**Stated exercise**.
Transcribe the material word for word, but without the images.

**Information provided**.
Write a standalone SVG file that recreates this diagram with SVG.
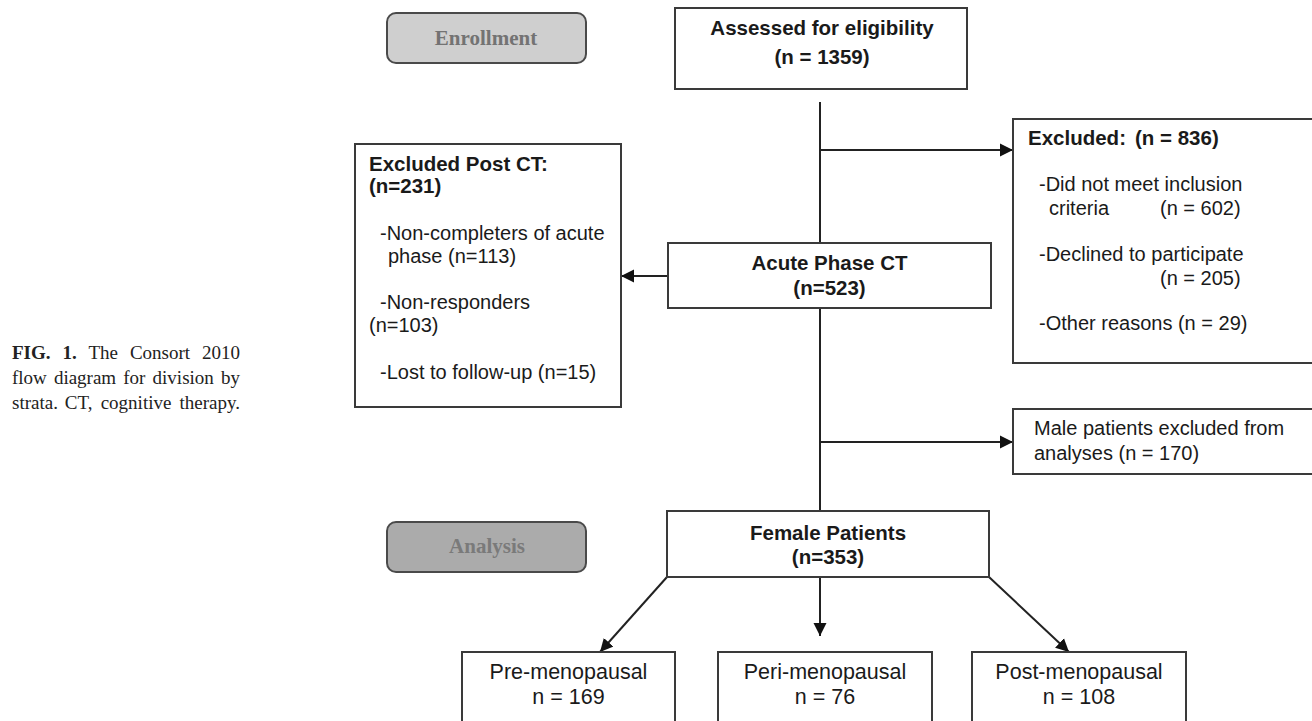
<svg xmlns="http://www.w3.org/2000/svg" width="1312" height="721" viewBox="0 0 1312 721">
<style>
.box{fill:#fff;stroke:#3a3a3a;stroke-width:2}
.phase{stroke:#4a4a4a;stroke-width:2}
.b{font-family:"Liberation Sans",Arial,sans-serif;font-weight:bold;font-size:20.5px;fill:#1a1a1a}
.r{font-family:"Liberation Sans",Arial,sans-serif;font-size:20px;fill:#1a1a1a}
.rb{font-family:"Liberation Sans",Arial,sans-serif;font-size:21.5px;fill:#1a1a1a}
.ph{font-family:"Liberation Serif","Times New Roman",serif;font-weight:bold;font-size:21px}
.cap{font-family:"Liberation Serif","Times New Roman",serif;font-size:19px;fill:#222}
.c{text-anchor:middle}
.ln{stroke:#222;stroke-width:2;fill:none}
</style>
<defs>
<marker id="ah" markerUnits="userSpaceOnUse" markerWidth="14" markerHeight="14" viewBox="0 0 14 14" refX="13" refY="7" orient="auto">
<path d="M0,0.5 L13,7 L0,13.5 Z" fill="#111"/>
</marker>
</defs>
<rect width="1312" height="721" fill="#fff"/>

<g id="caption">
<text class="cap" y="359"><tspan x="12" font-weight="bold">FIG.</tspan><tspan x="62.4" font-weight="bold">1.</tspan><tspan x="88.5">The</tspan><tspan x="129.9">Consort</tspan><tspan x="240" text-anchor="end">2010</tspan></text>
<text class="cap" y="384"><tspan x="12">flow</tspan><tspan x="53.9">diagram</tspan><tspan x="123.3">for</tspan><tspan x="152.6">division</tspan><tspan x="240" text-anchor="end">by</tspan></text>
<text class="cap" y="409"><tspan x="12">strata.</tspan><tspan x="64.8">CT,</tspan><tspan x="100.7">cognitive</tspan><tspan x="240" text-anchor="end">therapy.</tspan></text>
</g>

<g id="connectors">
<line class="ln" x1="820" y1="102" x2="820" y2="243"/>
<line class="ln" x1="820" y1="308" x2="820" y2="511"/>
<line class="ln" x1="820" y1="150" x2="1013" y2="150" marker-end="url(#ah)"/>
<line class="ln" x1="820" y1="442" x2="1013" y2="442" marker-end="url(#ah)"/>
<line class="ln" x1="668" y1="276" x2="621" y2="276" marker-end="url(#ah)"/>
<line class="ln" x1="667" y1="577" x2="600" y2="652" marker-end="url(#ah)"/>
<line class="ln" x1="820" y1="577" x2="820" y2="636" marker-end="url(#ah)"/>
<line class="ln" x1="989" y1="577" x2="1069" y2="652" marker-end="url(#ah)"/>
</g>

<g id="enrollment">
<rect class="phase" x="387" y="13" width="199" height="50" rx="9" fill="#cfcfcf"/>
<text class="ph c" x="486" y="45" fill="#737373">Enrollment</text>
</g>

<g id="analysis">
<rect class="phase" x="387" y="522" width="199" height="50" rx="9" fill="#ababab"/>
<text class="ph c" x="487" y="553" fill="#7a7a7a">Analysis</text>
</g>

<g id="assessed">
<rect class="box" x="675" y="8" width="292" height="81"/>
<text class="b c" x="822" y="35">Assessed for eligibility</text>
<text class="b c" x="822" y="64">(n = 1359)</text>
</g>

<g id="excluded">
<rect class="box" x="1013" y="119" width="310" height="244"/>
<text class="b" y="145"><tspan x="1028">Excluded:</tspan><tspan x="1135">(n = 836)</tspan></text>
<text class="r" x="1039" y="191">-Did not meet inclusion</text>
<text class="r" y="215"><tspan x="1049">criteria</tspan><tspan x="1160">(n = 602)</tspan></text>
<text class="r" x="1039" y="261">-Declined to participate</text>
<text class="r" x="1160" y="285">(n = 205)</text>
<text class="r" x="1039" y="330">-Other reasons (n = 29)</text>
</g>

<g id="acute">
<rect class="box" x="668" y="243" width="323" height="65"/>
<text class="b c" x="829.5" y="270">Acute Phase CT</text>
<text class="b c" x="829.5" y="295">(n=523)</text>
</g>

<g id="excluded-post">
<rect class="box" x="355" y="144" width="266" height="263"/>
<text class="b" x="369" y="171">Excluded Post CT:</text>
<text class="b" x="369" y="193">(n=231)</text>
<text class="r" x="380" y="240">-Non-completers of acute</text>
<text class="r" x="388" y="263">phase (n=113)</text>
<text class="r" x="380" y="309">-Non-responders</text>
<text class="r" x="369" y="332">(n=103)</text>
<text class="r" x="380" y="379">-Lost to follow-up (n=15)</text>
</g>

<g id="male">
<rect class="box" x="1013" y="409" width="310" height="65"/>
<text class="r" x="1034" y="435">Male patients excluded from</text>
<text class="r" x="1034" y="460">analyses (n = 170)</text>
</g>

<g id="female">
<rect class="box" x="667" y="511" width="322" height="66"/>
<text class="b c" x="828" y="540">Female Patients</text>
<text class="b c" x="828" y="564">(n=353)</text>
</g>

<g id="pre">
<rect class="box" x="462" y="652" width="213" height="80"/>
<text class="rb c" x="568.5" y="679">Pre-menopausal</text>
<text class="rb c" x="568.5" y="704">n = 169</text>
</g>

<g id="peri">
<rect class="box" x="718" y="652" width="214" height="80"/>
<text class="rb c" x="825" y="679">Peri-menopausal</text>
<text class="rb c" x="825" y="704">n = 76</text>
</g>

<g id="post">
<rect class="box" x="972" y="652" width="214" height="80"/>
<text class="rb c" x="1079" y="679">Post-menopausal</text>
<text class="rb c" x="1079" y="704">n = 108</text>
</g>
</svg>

**Complete answer**.
Write a standalone SVG file that recreates this diagram with SVG.
<svg xmlns="http://www.w3.org/2000/svg" width="1312" height="721" viewBox="0 0 1312 721">
<style>
.box{fill:#fff;stroke:#3a3a3a;stroke-width:2}
.phase{stroke:#4a4a4a;stroke-width:2}
.b{font-family:"Liberation Sans",Arial,sans-serif;font-weight:bold;font-size:20.5px;fill:#1a1a1a}
.r{font-family:"Liberation Sans",Arial,sans-serif;font-size:20px;fill:#1a1a1a}
.rb{font-family:"Liberation Sans",Arial,sans-serif;font-size:21.5px;fill:#1a1a1a}
.ph{font-family:"Liberation Serif","Times New Roman",serif;font-weight:bold;font-size:21px}
.cap{font-family:"Liberation Serif","Times New Roman",serif;font-size:19px;fill:#222}
.c{text-anchor:middle}
.ln{stroke:#222;stroke-width:2;fill:none}
</style>
<defs>
<marker id="ah" markerUnits="userSpaceOnUse" markerWidth="14" markerHeight="14" viewBox="0 0 14 14" refX="13" refY="7" orient="auto">
<path d="M0,0.5 L13,7 L0,13.5 Z" fill="#111"/>
</marker>
</defs>
<rect width="1312" height="721" fill="#fff"/>

<g id="caption">
<text class="cap" y="359"><tspan x="12" font-weight="bold">FIG.</tspan><tspan x="62.4" font-weight="bold">1.</tspan><tspan x="88.5">The</tspan><tspan x="129.9">Consort</tspan><tspan x="240" text-anchor="end">2010</tspan></text>
<text class="cap" y="384"><tspan x="12">flow</tspan><tspan x="53.9">diagram</tspan><tspan x="123.3">for</tspan><tspan x="152.6">division</tspan><tspan x="240" text-anchor="end">by</tspan></text>
<text class="cap" y="409"><tspan x="12">strata.</tspan><tspan x="64.8">CT,</tspan><tspan x="100.7">cognitive</tspan><tspan x="240" text-anchor="end">therapy.</tspan></text>
</g>

<g id="connectors">
<line class="ln" x1="820" y1="102" x2="820" y2="243"/>
<line class="ln" x1="820" y1="308" x2="820" y2="511"/>
<line class="ln" x1="820" y1="150" x2="1013" y2="150" marker-end="url(#ah)"/>
<line class="ln" x1="820" y1="442" x2="1013" y2="442" marker-end="url(#ah)"/>
<line class="ln" x1="668" y1="276" x2="621" y2="276" marker-end="url(#ah)"/>
<line class="ln" x1="667" y1="577" x2="600" y2="652" marker-end="url(#ah)"/>
<line class="ln" x1="820" y1="577" x2="820" y2="636" marker-end="url(#ah)"/>
<line class="ln" x1="989" y1="577" x2="1069" y2="652" marker-end="url(#ah)"/>
</g>

<g id="enrollment">
<rect class="phase" x="387" y="13" width="199" height="50" rx="9" fill="#cfcfcf"/>
<text class="ph c" x="486" y="45" fill="#737373">Enrollment</text>
</g>

<g id="analysis">
<rect class="phase" x="387" y="522" width="199" height="50" rx="9" fill="#ababab"/>
<text class="ph c" x="487" y="553" fill="#7a7a7a">Analysis</text>
</g>

<g id="assessed">
<rect class="box" x="675" y="8" width="292" height="81"/>
<text class="b c" x="822" y="35">Assessed for eligibility</text>
<text class="b c" x="822" y="64">(n = 1359)</text>
</g>

<g id="excluded">
<rect class="box" x="1013" y="119" width="310" height="244"/>
<text class="b" y="145"><tspan x="1028">Excluded:</tspan><tspan x="1135">(n = 836)</tspan></text>
<text class="r" x="1039" y="191">-Did not meet inclusion</text>
<text class="r" y="215"><tspan x="1049">criteria</tspan><tspan x="1160">(n = 602)</tspan></text>
<text class="r" x="1039" y="261">-Declined to participate</text>
<text class="r" x="1160" y="285">(n = 205)</text>
<text class="r" x="1039" y="330">-Other reasons (n = 29)</text>
</g>

<g id="acute">
<rect class="box" x="668" y="243" width="323" height="65"/>
<text class="b c" x="829.5" y="270">Acute Phase CT</text>
<text class="b c" x="829.5" y="295">(n=523)</text>
</g>

<g id="excluded-post">
<rect class="box" x="355" y="144" width="266" height="263"/>
<text class="b" x="369" y="171">Excluded Post CT:</text>
<text class="b" x="369" y="193">(n=231)</text>
<text class="r" x="380" y="240">-Non-completers of acute</text>
<text class="r" x="388" y="263">phase (n=113)</text>
<text class="r" x="380" y="309">-Non-responders</text>
<text class="r" x="369" y="332">(n=103)</text>
<text class="r" x="380" y="379">-Lost to follow-up (n=15)</text>
</g>

<g id="male">
<rect class="box" x="1013" y="409" width="310" height="65"/>
<text class="r" x="1034" y="435">Male patients excluded from</text>
<text class="r" x="1034" y="460">analyses (n = 170)</text>
</g>

<g id="female">
<rect class="box" x="667" y="511" width="322" height="66"/>
<text class="b c" x="828" y="540">Female Patients</text>
<text class="b c" x="828" y="564">(n=353)</text>
</g>

<g id="pre">
<rect class="box" x="462" y="652" width="213" height="80"/>
<text class="rb c" x="568.5" y="679">Pre-menopausal</text>
<text class="rb c" x="568.5" y="704">n = 169</text>
</g>

<g id="peri">
<rect class="box" x="718" y="652" width="214" height="80"/>
<text class="rb c" x="825" y="679">Peri-menopausal</text>
<text class="rb c" x="825" y="704">n = 76</text>
</g>

<g id="post">
<rect class="box" x="972" y="652" width="214" height="80"/>
<text class="rb c" x="1079" y="679">Post-menopausal</text>
<text class="rb c" x="1079" y="704">n = 108</text>
</g>
</svg>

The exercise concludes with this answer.